The following represent a random sampling of voices from those activists and organizers who participated in our research project. To see more, refresh this page. Use the tag cloud to the right to navigate by theme.
A rock and a hard place
Yes, socialism is still necessary but at the present moment if there is no real socialist possibility we might have to bite the bullet and become involved in reform activities which we have very little hope in. That's the present tragic dilemma of the Left and of the world.
Reconsidering the end goals
We need to change the end goal. Is the end goal about economic growth and increasing wealth or is the end goal...human well-being and quality of life? There is a really rich discourse around those things - gross national happiness and genuine progress indicators and those sorts of things. It's not enough just to do the academic research and come up with these ideas, there has to be direct correlations within the politics.
The end of the world?
I don't believe we're that close to the end of civilization as some people would have us believe in terms of an ecological crisis. I think here, where we're situated, it'll be a long time before we feel the worst effects of that. I don't think that's true everywhere and what that leads to remains to be seen I guess but I don't think here that's imminent, at least that's my impression….Maybe I am more confident that I'm going to see the end of the world in some sense than I actually am that I'm going to see the end of capitalism.
Winning without utopia
I really don't like utopian thinking because I really don't think if we were to beat back the forces of global capital that that would result in paradise on earth. I think there would still be a lot of challenge and struggle. But when I think about winning there would be a cap on how much any individual would be allowed to make, there would be a cap on how big any business [would be] allowed to be, there would be way more of a relationship between the [resource extraction and production processes] of any kind of industry….The people who live near that source, the people who extract that resource, the people who manufacture and do the labour producing that resource, and the whole shipping and distribution of that would be totally reformed to reflect sustainability and social justice, equality amongst workers.
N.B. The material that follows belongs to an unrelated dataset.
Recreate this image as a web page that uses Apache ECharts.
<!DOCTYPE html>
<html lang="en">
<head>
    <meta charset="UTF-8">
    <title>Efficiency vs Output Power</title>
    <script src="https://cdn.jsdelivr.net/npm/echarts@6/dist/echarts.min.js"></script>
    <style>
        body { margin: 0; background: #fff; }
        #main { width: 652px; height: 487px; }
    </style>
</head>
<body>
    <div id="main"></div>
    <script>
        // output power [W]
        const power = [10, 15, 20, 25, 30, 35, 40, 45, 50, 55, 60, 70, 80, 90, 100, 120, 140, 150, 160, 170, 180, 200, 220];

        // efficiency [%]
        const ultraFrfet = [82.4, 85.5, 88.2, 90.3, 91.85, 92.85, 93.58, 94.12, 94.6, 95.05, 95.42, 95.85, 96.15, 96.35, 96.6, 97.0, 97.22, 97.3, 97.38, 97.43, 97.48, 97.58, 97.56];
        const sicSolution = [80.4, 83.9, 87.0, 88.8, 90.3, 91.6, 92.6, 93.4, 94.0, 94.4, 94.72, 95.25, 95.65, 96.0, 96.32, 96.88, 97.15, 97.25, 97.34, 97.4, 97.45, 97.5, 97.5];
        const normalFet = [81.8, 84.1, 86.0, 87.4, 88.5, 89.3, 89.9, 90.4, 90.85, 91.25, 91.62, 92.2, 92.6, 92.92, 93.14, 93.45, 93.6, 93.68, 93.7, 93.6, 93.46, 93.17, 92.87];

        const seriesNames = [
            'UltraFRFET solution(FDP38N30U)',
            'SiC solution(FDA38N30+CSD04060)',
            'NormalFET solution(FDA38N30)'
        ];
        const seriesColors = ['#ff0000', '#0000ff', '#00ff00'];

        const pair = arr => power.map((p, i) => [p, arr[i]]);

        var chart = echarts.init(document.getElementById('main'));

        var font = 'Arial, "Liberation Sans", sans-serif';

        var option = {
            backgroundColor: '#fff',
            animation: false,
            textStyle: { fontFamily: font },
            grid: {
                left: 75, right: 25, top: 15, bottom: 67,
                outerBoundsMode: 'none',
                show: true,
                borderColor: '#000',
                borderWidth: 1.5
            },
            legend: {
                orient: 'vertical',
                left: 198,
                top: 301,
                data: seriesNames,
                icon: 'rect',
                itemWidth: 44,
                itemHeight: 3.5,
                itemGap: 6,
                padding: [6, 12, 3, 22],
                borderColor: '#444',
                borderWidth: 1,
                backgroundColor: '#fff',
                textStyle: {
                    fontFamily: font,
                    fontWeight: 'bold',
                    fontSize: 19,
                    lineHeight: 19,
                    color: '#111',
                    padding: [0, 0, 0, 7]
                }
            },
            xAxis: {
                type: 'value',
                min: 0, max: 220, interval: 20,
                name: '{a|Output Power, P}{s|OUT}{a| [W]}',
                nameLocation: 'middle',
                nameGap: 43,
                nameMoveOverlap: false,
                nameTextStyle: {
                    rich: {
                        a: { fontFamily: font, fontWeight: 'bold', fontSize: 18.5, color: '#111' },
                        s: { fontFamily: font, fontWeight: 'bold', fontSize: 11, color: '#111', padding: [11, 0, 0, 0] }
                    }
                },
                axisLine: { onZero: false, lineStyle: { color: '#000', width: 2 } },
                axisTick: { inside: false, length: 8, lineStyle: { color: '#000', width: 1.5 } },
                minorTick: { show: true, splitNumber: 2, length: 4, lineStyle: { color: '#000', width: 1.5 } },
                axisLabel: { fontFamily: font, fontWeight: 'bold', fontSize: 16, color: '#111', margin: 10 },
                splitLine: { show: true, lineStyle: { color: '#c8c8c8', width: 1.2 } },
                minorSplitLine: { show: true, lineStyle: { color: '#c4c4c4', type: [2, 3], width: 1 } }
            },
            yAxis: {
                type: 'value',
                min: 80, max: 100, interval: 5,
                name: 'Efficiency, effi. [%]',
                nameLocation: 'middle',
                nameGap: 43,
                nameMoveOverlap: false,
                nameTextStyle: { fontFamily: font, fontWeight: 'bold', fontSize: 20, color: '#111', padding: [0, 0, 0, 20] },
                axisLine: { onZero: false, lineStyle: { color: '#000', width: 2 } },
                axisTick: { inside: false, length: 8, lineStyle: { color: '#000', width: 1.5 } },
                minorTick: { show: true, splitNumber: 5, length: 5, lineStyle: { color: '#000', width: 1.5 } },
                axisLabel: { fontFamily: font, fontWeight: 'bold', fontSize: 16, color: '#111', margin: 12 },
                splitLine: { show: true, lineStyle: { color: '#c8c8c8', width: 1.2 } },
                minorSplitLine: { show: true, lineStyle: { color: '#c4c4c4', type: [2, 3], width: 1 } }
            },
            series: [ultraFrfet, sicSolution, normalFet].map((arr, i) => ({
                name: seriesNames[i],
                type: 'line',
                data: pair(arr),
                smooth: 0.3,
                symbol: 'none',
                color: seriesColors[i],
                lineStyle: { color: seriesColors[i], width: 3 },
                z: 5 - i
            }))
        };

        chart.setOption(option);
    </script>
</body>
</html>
In the ‘80s and ‘90s, it was a debate around mass organizing versus propaganda of the deed and that was the way it was framed….I recall those debates throughout the ‘80s and ‘90s and I recall really sharply [that] the spokescouncil meetings leading up to the WTO in Seattle gathered different communities from the Pacific North-West, from Washington state, or Oregon, or BC and [they advanced] very different approaches. By that time, we had developed a fair amount of respect for each other...[and] many of those debates were had in pretty fraternal ways and played out better than maybe they have most recently.
Crisis and collective action
I feel like there's going to be some sort of big shift, something's going to happen, maybe all the ice is going to melt in the Arctic and its going to finally make people, I hope, wake up. I think that it's sad that this is the way it is but I feel like people won't unite as a whole until something cataclysmic happens. I feel like that might be the kick in the pants our species needs.
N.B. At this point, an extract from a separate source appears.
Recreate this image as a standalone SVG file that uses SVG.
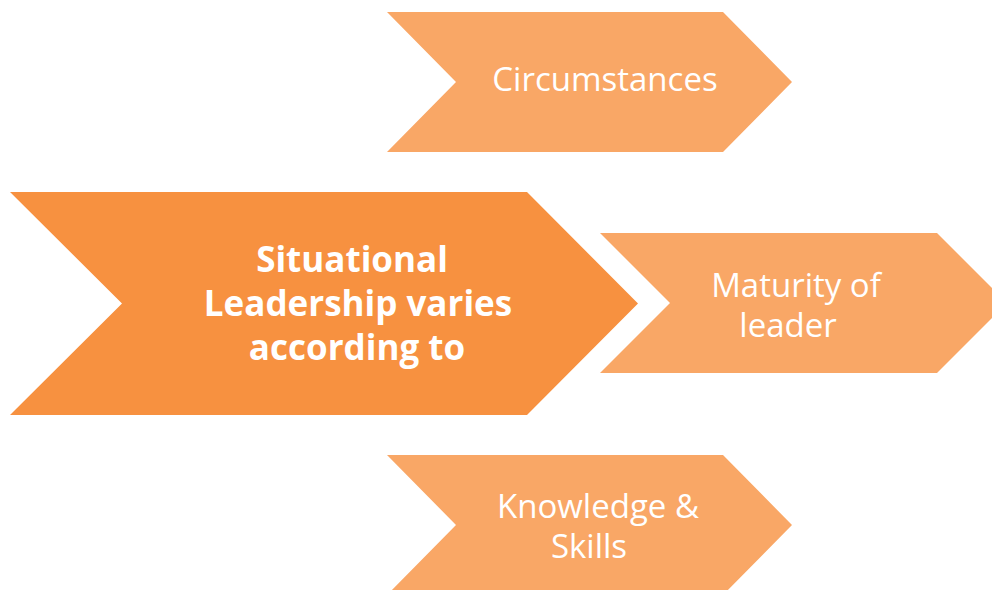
<svg xmlns="http://www.w3.org/2000/svg" width="992" height="590" viewBox="0 0 992 590">
<style>
.main{fill:#F79140}
.sub{fill:#F9A766}
.t{font-family:"Open Sans","Noto Sans",sans-serif;fill:#FFFFFF;text-anchor:middle}
.tb{font-size:35px;font-weight:700}
.tl{font-size:33px;font-weight:400}
</style>
<rect width="992" height="590" fill="#FFFFFF"/>
<g id="connectors"></g>
<g id="main">
<polygon class="main" points="10,192 527,192 638,303.5 527,415 10,415 122,303.5"/>
<text class="t tb" x="352" y="272">Situational</text>
<text class="t tb" x="358" y="316">Leadership varies</text>
<text class="t tb" x="357" y="360">according to</text>
</g>
<g id="circumstances">
<polygon class="sub" points="387,12 723,12 792,82 723,152 387,152 456,82"/>
<text class="t tl" x="605" y="91">Circumstances</text>
</g>
<g id="maturity">
<polygon class="sub" points="600,233 937,233 1007,303 937,373 600,373 670,303"/>
<text class="t tl" x="796" y="297">Maturity of</text>
<text class="t tl" x="788" y="337">leader</text>
</g>
<g id="knowledge">
<polygon class="sub" points="387,455 723,455 792,525 723,595 387,595 456,525"/>
<text class="t tl" x="598" y="518">Knowledge &amp;</text>
<text class="t tl" x="589" y="558">Skills</text>
</g>
</svg>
Plugging into radical politics
Discussion often degenerates very quickly and is not about trying to find...strategic solutions to problems but rather is about getting defensive and wanting to yell about why your strategy is the best and I don't want to engage in that kind of debate. I don't really have any time for it because I think that our strategy right now should be to be talking to people about what's fucked about the system that we live in….[How] are you going to plug people into radical political movements? We're at a point where there's not a lot to plug people into...that's meaningful, that's consistent, that's going to enact actual social change. What we need to be doing is building people’s understanding of why the system that we're living under is the root of the problems that we're facing.
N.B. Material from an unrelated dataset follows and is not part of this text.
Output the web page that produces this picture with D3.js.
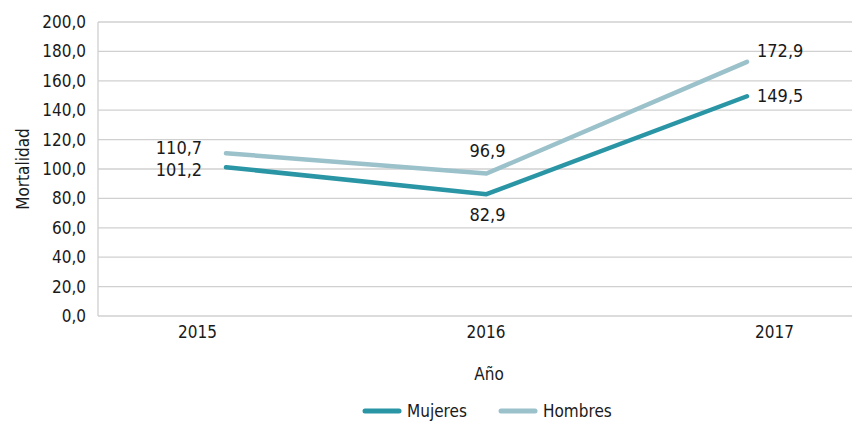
<!DOCTYPE html>
<html><head><meta charset="utf-8">
<script src="https://cdn.jsdelivr.net/npm/d3@7"></script>
<style>
body{margin:0;background:#fff;}
text{font-family:"DejaVu Sans Condensed","DejaVu Sans",sans-serif;font-stretch:condensed;fill:#1a1a1a;}
</style></head>
<body><svg id="c" width="867" height="423"></svg>
<script>
const years = ["2015","2016","2017"];
const mujeres = [101.2, 82.9, 149.5];
const hombres = [110.7, 96.9, 172.9];
const yTicks = [0,20,40,60,80,100,120,140,160,180,200];
const seriesNames = ["Mujeres","Hombres"];
const colors = ["#2a95a5","#9bc1cb"];

const svg = d3.select("#c");
const pLeft = 98, pRight = 852, pTop = 22, pBottom = 316;
const xLab = d3.scalePoint().domain(years).range([197, 774]);
const x = d3.scalePoint().domain(years).range([226, 747]);
const y = d3.scaleLinear().domain([0,200]).range([pBottom, pTop]);
const fmt = v => d3.format(".1f")(v).replace(".", ",");

// grid
svg.append("g").selectAll("line").data(yTicks).join("line")
  .attr("x1", pLeft).attr("x2", pRight)
  .attr("y1", d => y(d)).attr("y2", d => y(d))
  .attr("stroke", "#d0d0d0").attr("stroke-width", 1.3);
svg.append("line").attr("x1", pLeft).attr("x2", pLeft).attr("y1", pTop).attr("y2", pBottom)
  .attr("stroke", "#d0d0d0").attr("stroke-width", 1.3);

// y axis labels
const yAxis = d3.axisLeft(y).tickValues(yTicks).tickFormat(fmt).tickSize(0).tickPadding(12);
const ga = svg.append("g").attr("transform", `translate(${pLeft},0)`).call(yAxis);
ga.attr("font-family", null).attr("font-size", null);
ga.select(".domain").remove();
ga.selectAll("text").attr("font-size", 17).attr("fill", "#1a1a1a");

// x axis labels
const xAxis = d3.axisBottom(xLab).tickSize(0).tickPadding(10);
const gx = svg.append("g").attr("transform", `translate(0,${pBottom})`).call(xAxis);
gx.attr("font-family", null).attr("font-size", null);
gx.select(".domain").remove();
gx.selectAll("text").attr("font-size", 17).attr("fill", "#1a1a1a");

// axis titles
svg.append("text").attr("transform", "translate(24,169) rotate(-90)")
  .attr("text-anchor", "middle").attr("dominant-baseline", "middle").attr("font-size", 17).text("Mortalidad");
svg.append("text").attr("x", 489).attr("y", 375)
  .attr("text-anchor", "middle").attr("dominant-baseline", "middle").attr("font-size", 17).text("Año");

// lines
const line = d3.line().x((d,i) => x(years[i])).y(d => y(d));
[mujeres, hombres].forEach((s, k) => {
  svg.append("path").datum(s).attr("d", line).attr("fill", "none")
    .attr("stroke", colors[k]).attr("stroke-width", 4.5)
    .attr("stroke-linecap", "round").attr("stroke-linejoin", "round");
});

// data labels
const labels = [
  {s:hombres, i:0, dx:-47, dy:-4, anchor:"middle"},
  {s:mujeres, i:0, dx:-47, dy:4, anchor:"middle"},
  {s:hombres, i:1, dx:1, dy:-22, anchor:"middle"},
  {s:mujeres, i:1, dx:1, dy:22, anchor:"middle"},
  {s:hombres, i:2, dx:10, dy:-10, anchor:"start"},
  {s:mujeres, i:2, dx:10, dy:1, anchor:"start"}
];
labels.forEach(l => {
  svg.append("text")
    .attr("x", x(years[l.i]) + l.dx)
    .attr("y", y(l.s[l.i]) + l.dy)
    .attr("text-anchor", l.anchor).attr("dominant-baseline", "middle")
    .attr("font-size", 18).text(fmt(l.s[l.i]));
});

// legend
const legX = [365, 501];
seriesNames.forEach((n, k) => {
  svg.append("line").attr("x1", legX[k]).attr("x2", legX[k] + 34)
    .attr("y1", 411).attr("y2", 411)
    .attr("stroke", colors[k]).attr("stroke-width", 5).attr("stroke-linecap", "round");
  svg.append("text").attr("x", legX[k] + 42).attr("y", 412)
    .attr("dominant-baseline", "middle")
    .attr("font-size", 17).text(n);
});
</script></body></html>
Asserting ourselves effectively
We had massive demonstrations, for example, against the war in Iraq, massive protests all over the world. Massive protest, [a] vast [number] of people...against the war and yet...the invasion of Iraq [happened anyway]. So there's this institutionalization of protest, so people sit back and say, ‘okay, I get all this anger, and yet I have no power, I'm impotent in terms of affecting policy.’ So once again this raises the issue of how [do we] effectively assert [ourselves?]
The meaning of ‘radical’
I don't...think that being radical is necessarily about having a project about how the world should be or about how we can change it but is always about understanding that from our most individual and most intimate and personal relations all the way up to the most impersonal and macro social relations there's something wrong here and that it's a change at all levels that's going to be required if we want to live in a world where we're free and we have a certain level of autonomy and equality. Do I consider myself a radical? Yeah, but I do struggle with...that language because I don't think it's accessible to people who are outside of political movements.
I think that your generation is starting ahead of where my generation started and that brings me some hope. Now I think there are a bunch of things that I think you guys are doing that is totally as stupid as we did but there are things that I think you are thinking about, and concerned about, and critical about, and open about that was not reflected in the left wing movements of the sixties and seventies….there were many things we couldn't have known. But I think this generation of activists has a body of knowledge based on the trajectory of things that have happened in the last thirty, forty years that you are actually more humble about.